El valor en la despedida
Le gustaban esas efemérides que ponían de relieve al museo, pero del que casi nadie se acuerda si no se celebra algo
La muerte llega de improviso, inesperadamente, así la describen tantos y tantos artistas, cineastas y escritores en sus obras, aunque la estemos esperando. El pasado lunes 5 de noviembre, en un acto en el Museo del Prado, terminé mi presentación ante Francisco Calvo Serraller citando el El triunfo de la Muerte de Pieter Bruegel, el Viejo. No estaba en mi texto escrito y estuve dudando hasta el último minuto si hacer referencia a ese cuadro de terrible mensaje, o si era mejor callarme, porque todos sabíamos que su fin estaba cerca, como él mismo también sabía. Citar esa obra en la que suenan los tambores de la muerte ante su presencia frágil, casi exánime, parecía terrible por mi parte.

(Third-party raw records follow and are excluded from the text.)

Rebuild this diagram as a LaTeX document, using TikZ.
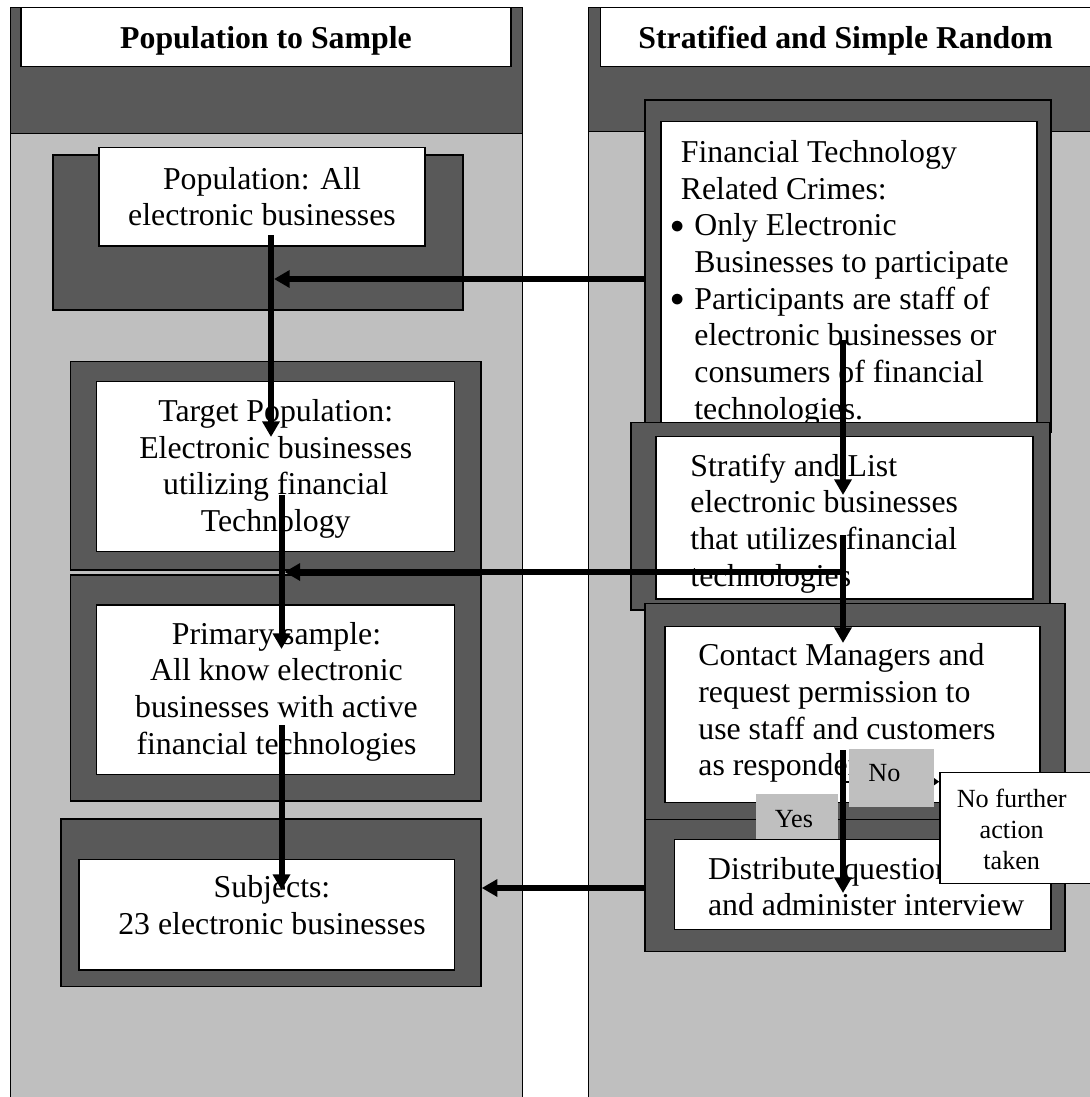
\documentclass[tikz,border=0pt]{standalone}
\usepackage{fontspec}
\setmainfont{Liberation Serif}
\usetikzlibrary{arrows.meta,fit}
\definecolor{darkband}{RGB}{89,89,89}
\definecolor{lightband}{RGB}{191,191,191}
\newcommand\listdot{\makebox[12pt][l]{\raisebox{1.3pt}{\scalebox{0.8}{$\bullet$}}}}
\tikzset{
  box/.style={inner sep=0pt, draw=black, line width=0.75pt},
  colbox/.style={box, line width=0.5pt},
  outerbox/.style={box, fill=darkband},
  innerbox/.style={box, fill=white},
  tagbox/.style={inner sep=0pt, fill=lightband},
  body/.style={inner sep=0pt, font=\fontsize{15.9pt}{18.35pt}\selectfont},
  smalltext/.style={inner sep=0pt, font=\fontsize{13.1pt}{15.35pt}\selectfont},
  flow/.style={line width=3pt, -{Triangle[width=8.4pt,length=7.8pt]}},
  noflow/.style={line width=1pt, -{Triangle[width=4pt,length=3pt]}},
}
\begin{document}
\begin{tikzpicture}[x=0.5pt,y=-0.5pt]
\useasboundingbox (0,0) rectangle (1090,1097);
\clip (0,0) rectangle (1090,1097);

% columns
\node[colbox, fill=lightband, fit={(10.4,7.3) (522,1110)}] (colL) {};
\node[colbox, fill=darkband, fit={(10.4,7.3) (522,133.3)}] (bandL) {};
\node[innerbox, fit={(21,7.3) (511,66.7)}] (hdrL) {};
\node[body, anchor=base] (hdrLtxt) at (266,48.3) {\textbf{Population to Sample}};

\node[colbox, fill=lightband, fit={(588.5,7.3) (1110,1110)}] (colR) {};
\node[colbox, fill=darkband, fit={(588.5,7.3) (1110,131.7)}] (bandR) {};
\node[innerbox, fit={(600.6,7.3) (1110,66.7)}] (hdrR) {};
\node[body, anchor=base] (hdrRtxt) at (845.6,48.3) {\textbf{Stratified and Simple Random}};

% population to sample
\node[outerbox, fit={(53,155) (463,310)}] (popout) {};
\node[innerbox, fit={(99,147.7) (425,246)}] (popin) {};
\node[body, anchor=north, align=center] (poptxt) at (262,166.6)
  {Population: All\\electronic businesses};

\node[outerbox, fit={(70.5,361.7) (481,570)}] (tgtout) {};
\node[innerbox, fit={(96.6,381.7) (454.6,551.7)}] (tgtin) {};
\node[body, anchor=north, align=center] (tgttxt) at (275.7,399)
  {Target Population:\\Electronic businesses\\utilizing financial\\Technology};

\node[outerbox, fit={(70.5,575) (481,801)}] (priout) {};
\node[innerbox, fit={(96.6,605) (454.6,774.3)}] (priin) {};
\node[body, anchor=north, align=center] (pritxt) at (276.5,621.6)
  {Primary sample:\\All know electronic\\businesses with active\\financial technologies};

\node[outerbox, fit={(61,819) (481,986.7)}] (subout) {};
\node[innerbox, fit={(79,859.3) (454.6,970)}] (subin) {};
\node[body, anchor=north, align=center] (subtxt) at (272,875)
  {Subjects:\\23 electronic businesses};

% stratified and simple random
\node[outerbox, fit={(645,100) (1051,432)}] (finout) {};
\node[innerbox, fit={(661,121.7) (1037,432)}] (finin) {};
\node[body, anchor=north west, align=left] (fintxt) at (670,140) {%
  \hspace*{5.25pt}Financial Technology\\
  \hspace*{5.25pt}Related Crimes:\\
  \listdot Only Electronic\\
  \hspace*{12pt}Businesses to participate\\
  \listdot Participants are staff of\\
  \hspace*{12pt}electronic businesses or\\
  \hspace*{12pt}consumers of financial\\
  \hspace*{12pt}technologies.};

\node[outerbox, fit={(631,422.3) (1050,610)}] (strout) {};
\node[innerbox, fit={(656,436.7) (1033,599)}] (strin) {};
\node[body, anchor=north west, align=left] (strtxt) at (690,453.3)
  {Stratify and List\\electronic businesses\\that utilizes financial\\technologies};

\node[outerbox, fit={(645,603.3) (1065,820)}] (conout) {};
\node[innerbox, fit={(665,626.7) (1040,802.3)}] (conin) {};
\node[body, anchor=north west, align=left] (contxt) at (698,643.3)
  {Contact Managers and\\request permission to\\use staff and customers\\as respondents};

\node[outerbox, fit={(645,819.3) (1065,951.7)}] (disout) {};
\node[innerbox, fit={(674.6,839.3) (1051,929.3)}] (disin) {};
\node[body, anchor=north west, align=left] (distxt) at (707.7,856.6)
  {Distribute questionnaires\\and administer interview};

% arrows
\coordinate (pA) at (271,235);
\coordinate (pB) at (271,437);
\coordinate (tA) at (281.5,495);
\coordinate (tB) at (281.5,649);
\coordinate (sA) at (281.5,725);
\coordinate (sB) at (281.5,890);
\coordinate (fA) at (843,340);
\coordinate (fB) at (843,495);
\coordinate (lA) at (843,535);
\coordinate (lB) at (843,643);
\coordinate (cA) at (843,750);
\coordinate (cB) at (843,893);
\coordinate (hF) at (274,279);
\coordinate (hS) at (284.5,572);
\coordinate (hD) at (0,888);
\draw[flow] (pA) -- (pB);
\draw[flow] (tA) -- (tB);
\draw[flow] (sA) -- (sB);
\draw[flow] (fA) -- (fB);
\draw[flow] (lA) -- (lB);
\draw[flow] (cA) -- (cB);
\draw[flow] (finout.west |- hF) -- (hF);
\draw[flow] (lA |- hS) -- (hS);
\draw[flow] (disout.west |- hD) -- (subout.east |- hD);

% decision
\node[innerbox, fit={(940,772.7) (1110,883.3)}] (nofur) {};
\node[smalltext, anchor=north, align=center] (nofurtxt) at (1011.7,788.8)
  {No further\\action\\taken};
\coordinate (nA) at (843,781.7);
\draw[noflow] (nA) -- (nofur.west |- nA);
\node[tagbox, fit={(849,749) (934,807)}] (nobox) {};
\node[smalltext, anchor=base] (notxt) at (884.4,781.7) {No};
\node[tagbox, fit={(756,794) (838,839)}] (yesbox) {};
\node[smalltext, anchor=base] (yestxt) at (794,827.7) {Yes};
\end{tikzpicture}
\end{document}
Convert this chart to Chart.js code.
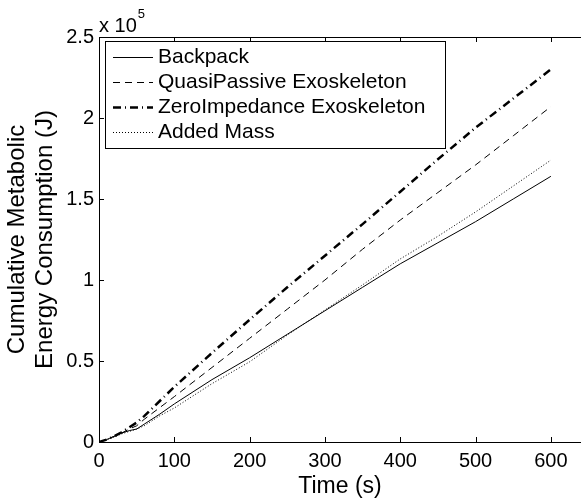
<!DOCTYPE html>
<html>
<head>
<meta charset="utf-8">
<script src="https://cdn.jsdelivr.net/npm/chart.js@4/dist/chart.umd.min.js"></script>
<style>
  html, body { margin: 0; padding: 0; background: #fff; overflow: hidden; }
  canvas { display: block; }
</style>
</head>
<body>
<canvas id="energyChart" width="581" height="503"></canvas>
<script>
// time (s) and cumulative energy in units of 10^5 J
const timeS = [0, 10, 20, 30, 40, 50, 60, 80, 100, 150, 200, 250, 300, 350, 400, 450, 500, 550, 600];
const backpack = [0, 0.015, 0.035, 0.055, 0.07, 0.08, 0.11, 0.17, 0.235, 0.385, 0.52, 0.665, 0.81, 0.955, 1.10, 1.23, 1.36, 1.50, 1.64];
const quasiPassive = [0, 0.015, 0.035, 0.055, 0.08, 0.10, 0.14, 0.21, 0.28, 0.46, 0.64, 0.82, 1.0, 1.19, 1.37, 1.54, 1.71, 1.89, 2.07];
const zeroImpedance = [0, 0.015, 0.035, 0.06, 0.09, 0.12, 0.16, 0.25, 0.34, 0.55, 0.755, 0.955, 1.15, 1.345, 1.545, 1.745, 1.94, 2.12, 2.30];
const addedMass = [0, 0.012, 0.03, 0.05, 0.065, 0.08, 0.10, 0.16, 0.21, 0.36, 0.495, 0.66, 0.815, 0.97, 1.13, 1.27, 1.42, 1.58, 1.74];

const seriesLabels = ["Backpack", "QuasiPassive Exoskeleton", "ZeroImpedance Exoskeleton", "Added Mass"];
const yTicks = [0, 0.5, 1, 1.5, 2, 2.5];
const xTicks = [0, 100, 200, 300, 400, 500, 600];

const FONT = '"Liberation Sans", Arial, Helvetica, sans-serif';

function toPoints(vals) {
	return vals.map((v, i) => ({ x: timeS[i], y: v }));
}

//box, inward ticks, legend and the x 10^5 note, MATLAB style
const matlabFrame = {
	id: 'matlabFrame',
	afterDatasetsDraw(chart) {
		const { ctx, chartArea: a, scales } = chart;
		ctx.save();
		ctx.strokeStyle = '#000';
		ctx.lineWidth = 1;
		ctx.setLineDash([]);
		ctx.strokeRect(a.left + 0.5, a.top + 0.5, a.right - a.left, a.bottom - a.top);

		ctx.beginPath();
		for (const t of xTicks) {
			let px = Math.round(scales.x.getPixelForValue(t)) + 0.5;
			ctx.moveTo(px, a.bottom); ctx.lineTo(px, a.bottom - 5);
			ctx.moveTo(px, a.top); ctx.lineTo(px, a.top + 5);
		}
		for (const t of yTicks) {
			let py = Math.round(scales.y.getPixelForValue(t)) + 0.5;
			ctx.moveTo(a.left, py); ctx.lineTo(a.left + 5, py);
		}
		ctx.stroke();
		ctx.restore();
	},
	afterDraw(chart) {
		const { ctx, chartArea: a } = chart;
		ctx.save();

		// multiplier above the y axis
		ctx.fillStyle = '#000';
		ctx.textBaseline = 'alphabetic';
		ctx.textAlign = 'left';
		ctx.font = '20px ' + FONT;
		ctx.fillText('x 10', a.left, 31.5);
		let w = ctx.measureText('x 10').width;
		ctx.font = '13px ' + FONT;
		ctx.fillText('5', a.left + w + 1, 18);

		// legend box
		let bx = 105.5, by = 41.5, bw = 340, bh = 107;
		ctx.fillStyle = '#fff';
		ctx.fillRect(bx, by, bw, bh);
		ctx.strokeStyle = '#000';
		ctx.lineWidth = 1;
		ctx.strokeRect(bx, by, bw, bh);

		chart.data.datasets.forEach((ds, i) => {
			let yy = 57.5 + i * 25;
			ctx.beginPath();
			ctx.lineWidth = ds.borderWidth;
			ctx.setLineDash(ds.borderDash || []);
			ctx.moveTo(113, yy);
			ctx.lineTo(153, yy);
			ctx.stroke();
			ctx.setLineDash([]);
			ctx.fillStyle = '#000';
			ctx.font = '21px ' + FONT;
			ctx.textBaseline = 'middle';
			ctx.fillText(ds.label, 158, yy);
		});
		ctx.restore();
	}
};

new Chart(document.getElementById('energyChart').getContext('2d'), {
	type: 'line',
	data: {
		datasets: [
			{ label: seriesLabels[0], data: toPoints(backpack), borderColor: '#000', borderWidth: 1, borderDash: [] },
			{ label: seriesLabels[1], data: toPoints(quasiPassive), borderColor: '#000', borderWidth: 1, borderDash: [7, 5] },
			{ label: seriesLabels[2], data: toPoints(zeroImpedance), borderColor: '#000', borderWidth: 2.5, borderDash: [8, 4, 1, 4] },
			{ label: seriesLabels[3], data: toPoints(addedMass), borderColor: '#000', borderWidth: 1, borderDash: [1, 2] }
		]
	},
	options: {
		responsive: false,
		animation: false,
		devicePixelRatio: 1,
		elements: { point: { radius: 0 }, line: { tension: 0, fill: false } },
		layout: { padding: { top: 37, left: 0, right: 0, bottom: 0 } },
		plugins: { legend: { display: false }, tooltip: { enabled: false } },
		scales: {
			x: {
				type: 'linear',
				min: 0, max: 640,
				afterFit(scale) { scale.height = 61; },
				grid: { display: false, drawTicks: false },
				border: { display: false },
				ticks: {
					stepSize: 100, includeBounds: false, padding: 7,
					color: '#000', font: { family: FONT, size: 20 },
					maxRotation: 0
				},
				title: {
					display: true, text: 'Time (s)', color: '#000',
					font: { family: FONT, size: 23, lineHeight: 1.2 },
					padding: { top: 0, bottom: 3 }
				}
			},
			y: {
				min: 0, max: 2.5,
				afterFit(scale) { scale.width = 99; },
				grid: { display: false, drawTicks: false },
				border: { display: false },
				ticks: {
					stepSize: 0.5, padding: 5,
					color: '#000', font: { family: FONT, size: 20 },
					callback: (v) => String(v)
				},
				title: {
					display: true,
					text: ['Cumulative Metabolic', 'Energy Consumption (J)'],
					color: '#000',
					font: { family: FONT, size: 24, lineHeight: 1.19 },
					padding: { top: 3, bottom: 0 }
				}
			}
		}
	},
	plugins: [matlabFrame]
});
</script>
</body>
</html>
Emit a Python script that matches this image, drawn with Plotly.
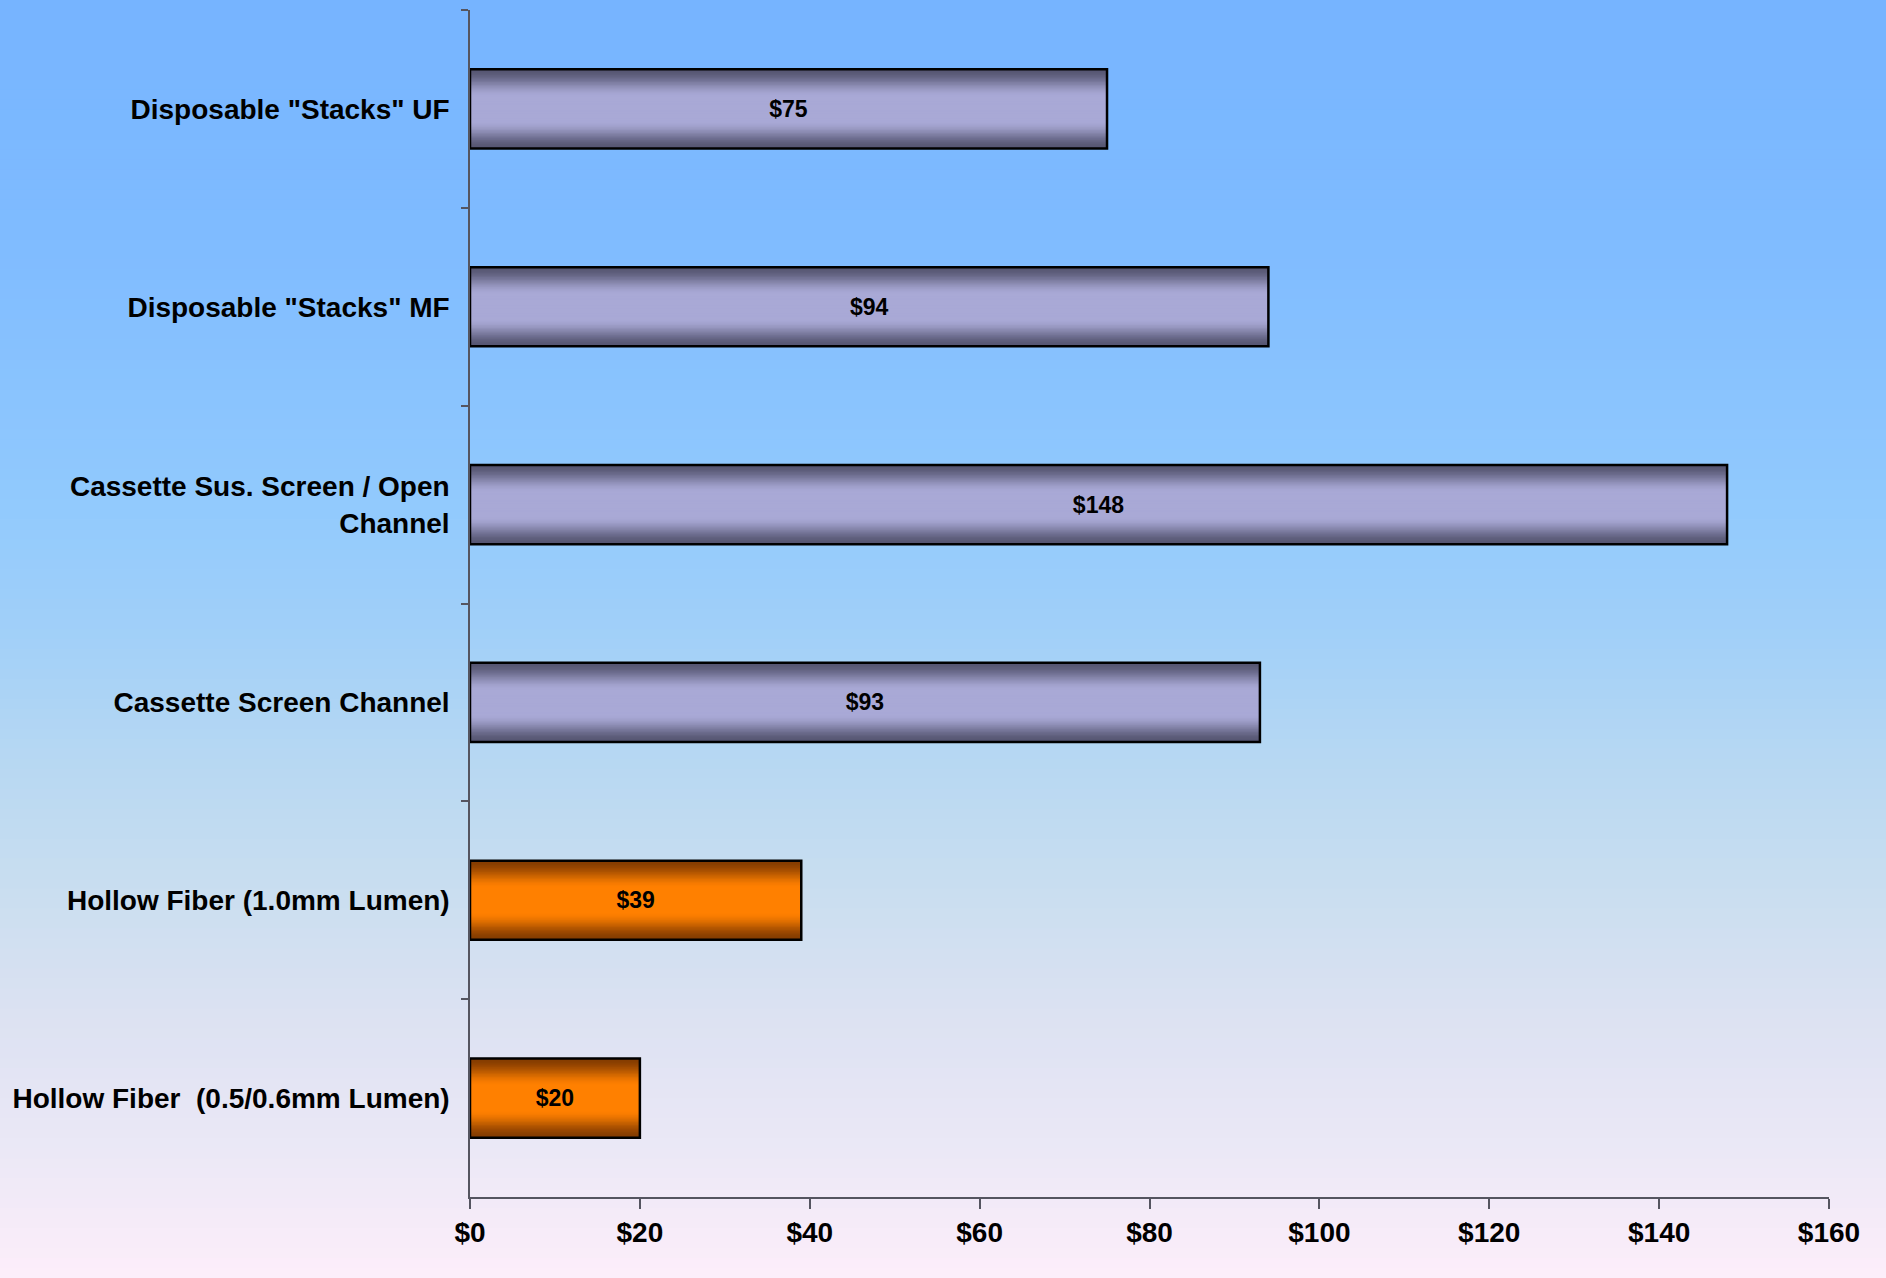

El valor de una persona, sin embargo, se ha juzgado siempre por la entereza ante la muerte, por subir las escaleras del patíbulo sin derrumbarse, por mantenerse en pie ante el pelotón de ejecución, por poner la cabeza bajo el hacha del verdugo sin temblar. Calvo Serraller ha sido así hasta el último momento, y tengo la certeza de que captó mi referencia, por el modo en que me miró, y de que no tenía el más mínimo temor ante la puerta que iba a cruzar en breve.
Se ha ido Paco, Paco para los amigos, en vísperas de que el Museo del Prado, el gran amor de su vida, comenzara las celebraciones el próximo lunes del 200º aniversario de su apertura el año que viene. A Calvo Serraller le gustaban esas efemérides que ponían de relieve al museo, ese museo del que todos estamos muy orgullosos, pero del que casi nadie se acuerda si no se celebra un hecho especial. Cuando llegó a la dirección del Prado, en el otoño de 1993, una de sus primeras decisiones fue la de que debíamos celebrar el 175º de su fundación. El Prado tiene su sede en un edificio histórico y monumental, tiene unas colecciones que ahora todos admiran por su singular riqueza y calidad, pero muy pocos se acuerdan en realidad de quiénes trabajaron por preservarlo, cambiarlo y engrandecerlo desde sus mismos inicios. Calvo Serraller ha sido uno de ellos.
Estuvo en la dirección del Prado muy poco tiempo, apenas 150 días, hasta mayo de 1994, ese año del aniversario que él quiso celebrar y que no llegó a ver cumplido. Siempre entendí, desde su nombramiento como director, que su llegada al museo fue demasiado temprana, que de algún modo su amor por esa institución y sus ideas renovadoras no cuadraban con los intereses de una sociedad que aún no había logrado dar el paso hacia la cultura profunda que representa un museo, y, más aún, un museo como el Prado.
Tampoco sus estructuras administrativas eran entonces las adecuadas para que él pudiera cambiarlas. Su salida silenciosa, sin agarrarse al sillón, fue trágica, como tantos aspectos de su vida, pero fue de los pocos que se fue sin más, sin querer honores y otras dignidades, aunque siguió siendo —desde la sombra de su amistad por algunos y por su dedicación a la Fundación de Amigos del Museo del Prado— unos de esos entes tutelares que ha tenido el Prado desde sus inicios.
Era fácil seguir el hilo de sus ideas en la originalidad de los ciclos de conferencias de su dirección o en la rareza inimitable de algunas exposiciones que parecían salir de su sensibilidad única y de su inteligencia privilegiada. Ahora que se ha ido, le recordaré siempre parado ante El jardín de las delicias del Bosco, en la exposición de hace unos años sobre este artista singular, pasando su mirada de un lugar a otro de esa enigmática pintura. Tal vez la había comprendido ya en todo su misterio.
Manuela Mena es jefa de Conservación de Pintura del siglo XVIII y Goya del Prado.